The Blackstone Group’s recent experience in the energy sector has left the New York-based firm wanting more.
According to a source, Blackstone has not experienced a return multiple below six times in any of its recent exits in the energy industry, including investments in petroleum refiner Premcor, mining outfit Foundation Coal and most recently Texas Genco, a wholesale power generation company that was sold earlier this week to NRG Energy.
Blackstone and management will hold an 80 percent stake in the business, while Reservoir’s stake will be reduced to 20 percent.
Blackstone was chosen to lead the investment in part because of the firm’s ability to keep up with Sithe’s growing capital needs. According to a press release, the investors expect to invest over $500 million (€414 million) into the company, capital that will go toward the development and construction of new generation facilities.
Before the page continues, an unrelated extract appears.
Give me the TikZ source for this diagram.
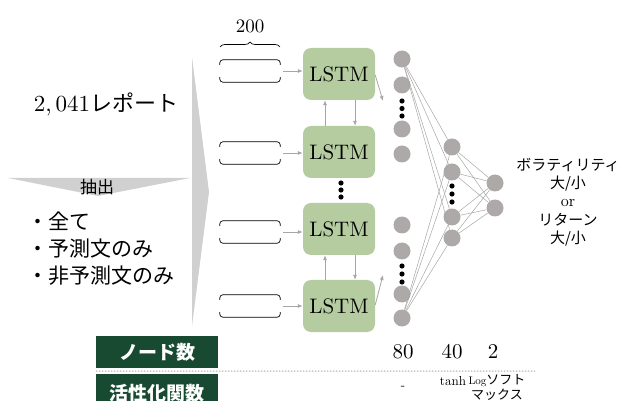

Sithe already has a number of development projects in the works, including coal-fired projects in New Mexico, Nevada and Pennsylvania and a natural gas-fired facility that is being built in Toronto. The company also has plans to build new facilities in Italy, Uganda, and Yemen.
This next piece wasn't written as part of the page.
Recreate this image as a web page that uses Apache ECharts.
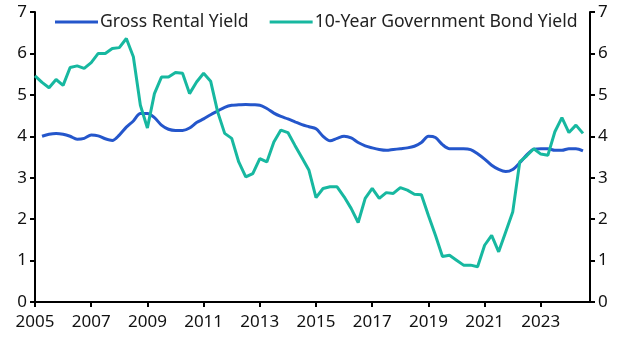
<!DOCTYPE html>
<html>
<head>
<meta charset="utf-8">
<script src="https://cdn.jsdelivr.net/npm/echarts@6/dist/echarts.min.js"></script>
<style>
  html, body { margin: 0; padding: 0; background: #fff; }
  #chart { width: 629px; height: 354px; }
</style>
</head>
<body>
<div id="chart"></div>
<script>
// quarterly series, first point of each
const rentalStart = 2005.25;
const bondStart = 2005.0;

const rentalYield = [
  4.00, 4.05, 4.07,
  4.05, 4.00, 3.93, 3.95,
  4.03, 4.01, 3.94, 3.90,
  4.03, 4.22, 4.37, 4.55,
  4.55, 4.45, 4.27, 4.17,
  4.14, 4.14, 4.20, 4.33,
  4.42, 4.52, 4.61, 4.70,
  4.75, 4.76, 4.77, 4.76,
  4.75, 4.67, 4.56, 4.48,
  4.42, 4.35, 4.28, 4.23,
  4.18, 4.00, 3.89, 3.95,
  4.00, 3.96, 3.85, 3.77,
  3.72, 3.68, 3.66, 3.68,
  3.70, 3.72, 3.76, 3.85,
  4.00, 3.97, 3.80, 3.70,
  3.70, 3.70, 3.68, 3.58,
  3.45, 3.30, 3.20, 3.15,
  3.20, 3.36, 3.55, 3.69,
  3.70, 3.70, 3.66, 3.66,
  3.70, 3.70, 3.65
];

const bondYield = [
  5.46, 5.30, 5.17, 5.37,
  5.23, 5.66, 5.70, 5.64,
  5.78, 6.00, 6.00, 6.12,
  6.14, 6.36, 5.92, 4.75,
  4.20, 5.03, 5.43, 5.43,
  5.54, 5.52, 5.03, 5.31,
  5.52, 5.33, 4.59, 4.07,
  3.95, 3.38, 3.02, 3.10,
  3.46, 3.38, 3.86, 4.15,
  4.09, 3.78, 3.48, 3.18,
  2.52, 2.74, 2.78, 2.78,
  2.54, 2.26, 1.92, 2.50,
  2.74, 2.50, 2.64, 2.62,
  2.76, 2.70, 2.60, 2.59,
  2.09, 1.61, 1.10, 1.13,
  1.01, 0.89, 0.89, 0.85,
  1.37, 1.61, 1.21, 1.69,
  2.17, 3.38, 3.53, 3.70,
  3.57, 3.54, 4.11, 4.45,
  4.09, 4.27, 4.07
];

const seriesNames = ['Gross Rental Yield', '10-Year Government Bond Yield'];
const colors = ['#2456CB', '#17B8A0'];

const toPairs = (start, vals) => vals.map((v, i) => [start + i * 0.25, v]);

var chartDom = document.getElementById('chart');
var myChart = echarts.init(chartDom, null, { renderer: 'canvas' });

const font = 'Noto Sans';
const axisLine = { show: true, lineStyle: { color: '#000', width: 2 } };
const axisTick = { show: true, length: 5, lineStyle: { color: '#000', width: 2 } };

const yAxisBase = {
  type: 'value',
  min: 0,
  max: 7,
  interval: 1,
  splitLine: { show: false },
  axisLine: axisLine,
  axisTick: axisTick,
  axisLabel: { color: '#111', fontSize: 17, fontFamily: font, margin: 8 }
};

var option = {
  animation: false,
  textStyle: { fontFamily: font },
  grid: { left: 35, right: 39, top: 12, bottom: 52, containLabel: false },
  legend: {
    top: 8,
    left: 50,
    itemWidth: 43,
    itemHeight: 3,
    itemGap: 21,
    textStyle: { color: '#222', fontSize: 17.6, fontFamily: font, padding: [0, 0, 0, -3] },
    data: seriesNames.map((n, i) => ({ name: n, icon: 'rect', itemStyle: { color: colors[i] } }))
  },
  xAxis: {
    type: 'value',
    min: 2005,
    max: 2024.75,
    interval: 2,
    splitLine: { show: false },
    axisLine: axisLine,
    axisTick: axisTick,
    axisLabel: {
      color: '#111', fontSize: 17, fontFamily: font, margin: 12,
      formatter: (v) => String(v)
    }
  },
  yAxis: [
    Object.assign({}, yAxisBase, { position: 'left' }),
    Object.assign({}, yAxisBase, { position: 'right' })
  ],
  series: [
    {
      name: seriesNames[0],
      type: 'line',
      symbol: 'none',
      smooth: 0.3,
      lineStyle: { color: colors[0], width: 3 },
      itemStyle: { color: colors[0] },
      data: toPairs(rentalStart, rentalYield)
    },
    {
      name: seriesNames[1],
      type: 'line',
      symbol: 'none',
      lineStyle: { color: colors[1], width: 3 },
      itemStyle: { color: colors[1] },
      data: toPairs(bondStart, bondYield)
    }
  ]
};

option && myChart.setOption(option);
</script>
</body>
</html>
Speaking to the market opportunity, Blackstone senior managing director David Foley told PEO that Sithe sees its calling in providing differentiated services to each individual market. “There’s been an overall recognition that this is not a nationwide industry. There are imperfections and irregularities in each individual area and region,” he said.
The company, in the press release, indicated that it is specifically targeting areas confronting capacity shortfalls. To cater to that, Sithe needs to build out its facilities, and Blackstone was drawn to the company because it has already made significant headway in doing so.
“They’ve been working on some of these projects for years now,” Foley said. “This isn’t the normal lead time that occurs when you’re building the projects from scratch.”